Bee-Eating Asian Hornets Spread, Especially In Geneva

(MENAFN- Swissinfo) Increasing numbers of beehives in cities mean Asian hornets can easily find their favourite food there. Keystone / Bob Edme

The city of Geneva has become the Swiss capital of the Asian hornet, an invasive species that has been on the rise in Switzerland in recent months, reports Le Matin Dimanche.

This content was published on June 4, 2023 June 4, 2023 Le Matin Dimanche/Keystone-SDA/jc

"By Friday evening, we had received 31 reports confirming the presence of Asian hornets,” biologist Daniel Cherix, head of the task force monitoring this insect, told the paper.“Almost all of them were from French-speaking Switzerland, except for one from canton Basel Country.”
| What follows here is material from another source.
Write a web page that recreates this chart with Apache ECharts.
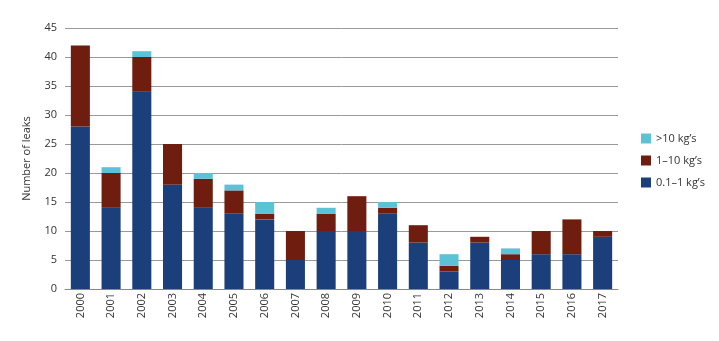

Cherix says there were two reports in canton Vaud, four in Neuchâtel, seven in the Jura and as many as 17 in Geneva. He points out that reports were extremely rare this time last year. Cherix explains these hornets' apparent preference for Geneva by its proximity to France, which is already colonized, the fact that it is harder to discover nests in urban areas, and especially the increase in beehives in cities.

The Asian hornet is particularly devastating for bee colonies, feeding on honeybees and other insects. A colony of Asian hornets can eat more than 11 kilogrammes of insects every year.
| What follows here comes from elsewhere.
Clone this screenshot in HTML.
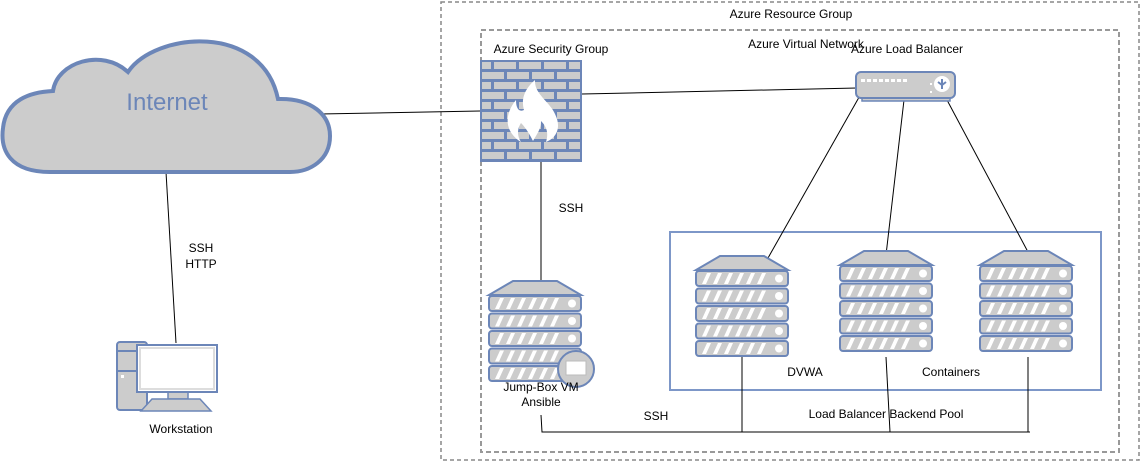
<!DOCTYPE html>
<html><head><style>
html,body{margin:0;padding:0;background:#fff;}
svg{display:block;font-family:"Liberation Sans",Arial,sans-serif;}
</style></head><body>
<svg width="1142" height="462" viewBox="0 0 1142 462" xmlns="http://www.w3.org/2000/svg">
<defs>
<g id="srv">
  <path d="M24,0 H68 L92,14 H0 Z" fill="#ccc" stroke="#6c86b8" stroke-width="2"/>
  <g id="row">
    <rect x="0" y="15" width="92" height="15" rx="3" fill="#ccc" stroke="#6c86b8" stroke-width="2"/>
    <path d="M6,28 l5,-11 h4 l-5,11z M17,28 l5,-11 h4 l-5,11z M28,28 l5,-11 h4 l-5,11z M39,28 l5,-11 h4 l-5,11z M50,28 l5,-11 h4 l-5,11z M61,28 l5,-11 h4 l-5,11z" fill="#fff"/>
    <circle cx="83" cy="22.5" r="4" fill="#fff"/>
  </g>
  <use href="#row" y="17.5"/>
  <use href="#row" y="35"/>
  <use href="#row" y="52.5"/>
  <use href="#row" y="70"/>
</g>
</defs>

<rect x="441" y="2" width="698" height="458" fill="none" stroke="#888" stroke-width="1.5" stroke-dasharray="4,3"/>
<rect x="481" y="30" width="638" height="422" fill="none" stroke="#999" stroke-width="2" stroke-dasharray="5,3"/>
<rect x="670" y="232" width="431" height="158" fill="none" stroke="#7d97c8" stroke-width="2"/>

<g stroke="#000" stroke-width="1" fill="none">
<line x1="320" y1="114" x2="480" y2="111"/>
<line x1="582" y1="94" x2="857" y2="88"/>
<line x1="541" y1="162" x2="541" y2="282"/>
<line x1="862" y1="92" x2="768" y2="258"/>
<line x1="904" y1="100" x2="886" y2="255"/>
<line x1="947" y1="100" x2="1028" y2="252"/>
<line x1="166" y1="172" x2="176" y2="343"/>
<polyline points="541,415 542,432 1030,432"/>
<line x1="742" y1="357" x2="742" y2="432"/>
<line x1="886" y1="357" x2="890" y2="432"/>
<line x1="1028" y1="357" x2="1028" y2="432"/>
</g>

<path d="M50,172 C10,172 0,150 3,128 C6,100 30,92 53,91 C57,62 102,48 128,72 C155,32 262,22 278,99 C312,98 330,115 330,136 C330,160 310,172 290,172 Z" fill="#ccc" stroke="#6c86b8" stroke-width="4"/>
<text x="167" y="110" font-size="24" fill="#6c86b8" text-anchor="middle">Internet</text>

<rect x="480" y="60" width="102" height="102" fill="#6c86b8"/>
<g fill="#ccc">
<g id="br1"><rect x="482" y="62" width="9" height="7"/><rect x="494" y="62" width="22" height="7"/><rect x="519" y="62" width="22" height="7"/><rect x="544" y="62" width="22" height="7"/><rect x="569" y="62" width="11" height="7"/></g>
<g id="br2"><rect x="482" y="72" width="22" height="7"/><rect x="507" y="72" width="22" height="7"/><rect x="532" y="72" width="22" height="7"/><rect x="557" y="72" width="23" height="7"/></g>
<use href="#br1" y="20"/><use href="#br2" y="20"/>
<use href="#br1" y="40"/><use href="#br2" y="40"/>
<use href="#br1" y="60"/><use href="#br2" y="60"/>
<use href="#br1" y="80"/><use href="#br2" y="80"/>
</g>
<path d="M521,142 C502,130 506,112 516,100 C516,110 520,112 524,110 C520,96 528,86 535,80 C534,94 550,102 555,114 C562,128 556,138 546,142 C549,132 546,126 541,121 C541,129 537,134 533,141 C529,133 525,127 521,123 C517,129 517,136 521,142 Z" fill="#fff"/>

<rect x="862" y="88" width="88" height="13" fill="#ccc" stroke="#6c86b8" stroke-width="1.5"/>
<rect x="856" y="72" width="99" height="26" rx="5" fill="#ccc" stroke="#6c86b8" stroke-width="2"/>
<g fill="#fff"><rect x="861" y="79" width="4" height="3"/><rect x="867" y="79" width="4" height="3"/><rect x="873" y="79" width="4" height="3"/><rect x="879" y="79" width="4" height="3"/><rect x="885" y="79" width="4" height="3"/><rect x="891" y="79" width="4" height="3"/><rect x="897" y="79" width="4" height="3"/><rect x="903" y="79" width="4" height="3"/><rect x="930" y="83" width="2" height="2"/><rect x="930" y="91" width="2" height="2"/></g>
<circle cx="942" cy="84" r="8" fill="#fff"/>
<path d="M942,79 v10 M938,82 l4,3 l4,-3" stroke="#6c86b8" stroke-width="2" fill="none"/>

<use href="#srv" x="489" y="281"/>
<use href="#srv" x="696" y="256"/>
<use href="#srv" x="840" y="251"/>
<use href="#srv" x="980" y="251"/>
<circle cx="576" cy="369" r="18" fill="#ccc" stroke="#6c86b8" stroke-width="2"/>
<rect x="566" y="361" width="20" height="14" fill="#fff" stroke="#bbb"/>

<rect x="117" y="342" width="30" height="68" rx="3" fill="#ccc" stroke="#6c86b8" stroke-width="2"/>
<line x1="117" y1="351" x2="147" y2="351" stroke="#6c86b8" stroke-width="2"/>
<line x1="117" y1="371" x2="147" y2="371" stroke="#6c86b8" stroke-width="2"/>
<rect x="121" y="375" width="3" height="3" fill="#fff"/>
<rect x="168" y="391" width="20" height="8" fill="#ccc" stroke="#6c86b8" stroke-width="1.5"/>
<rect x="137" y="345" width="80" height="47" fill="#fff" stroke="#6c86b8" stroke-width="2"/>
<rect x="140" y="348" width="74" height="41" fill="none" stroke="#ddd" stroke-width="2"/>
<path d="M152,399 H200 L211,411 H141 Z" fill="#ccc" stroke="#6c86b8" stroke-width="1.5"/>

<g font-size="12" fill="#000">
<text x="791" y="18" text-anchor="middle">Azure Resource Group</text>
<text x="806" y="48" text-anchor="middle">Azure Virtual Network</text>
<text x="907" y="53" text-anchor="middle">Azure Load Balancer</text>
<text x="551" y="53" text-anchor="middle">Azure Security Group</text>
<text x="571" y="212" text-anchor="middle">SSH</text>
<text x="201" y="252" text-anchor="middle">SSH</text>
<text x="201" y="268" text-anchor="middle">HTTP</text>
<text x="541" y="391" text-anchor="middle">Jump-Box VM</text>
<text x="541" y="406" text-anchor="middle">Ansible</text>
<text x="656" y="420" text-anchor="middle">SSH</text>
<text x="805" y="376" text-anchor="middle">DVWA</text>
<text x="951" y="376" text-anchor="middle">Containers</text>
<text x="886" y="418" text-anchor="middle">Load Balancer Backend Pool</text>
<text x="181" y="433" text-anchor="middle">Workstation</text>
</g>
</svg>
</body></html>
They were first spotted in Switzerland in 2017 in the Jura, but it was from the second half of 2022 that the situation changed.“We discovered Asian hornets in 24 places and destroyed nests in four cantons,” Cherix told Le Matin Dimanche.

+read how switzerland is battling invasive species

The biologist says“the next few weeks will be crucial”. At this time of year Asian hornets can be spotted in gardens and may even enter houses. He advises members of the public who think they have spotted one to kill it and send a photo or video as recommended by this websiteexternal link .

Asian hornets are more black than yellow, whereas the European hornet is more yellow than black. They are not very aggressive and rarely sting humans, according to the expert.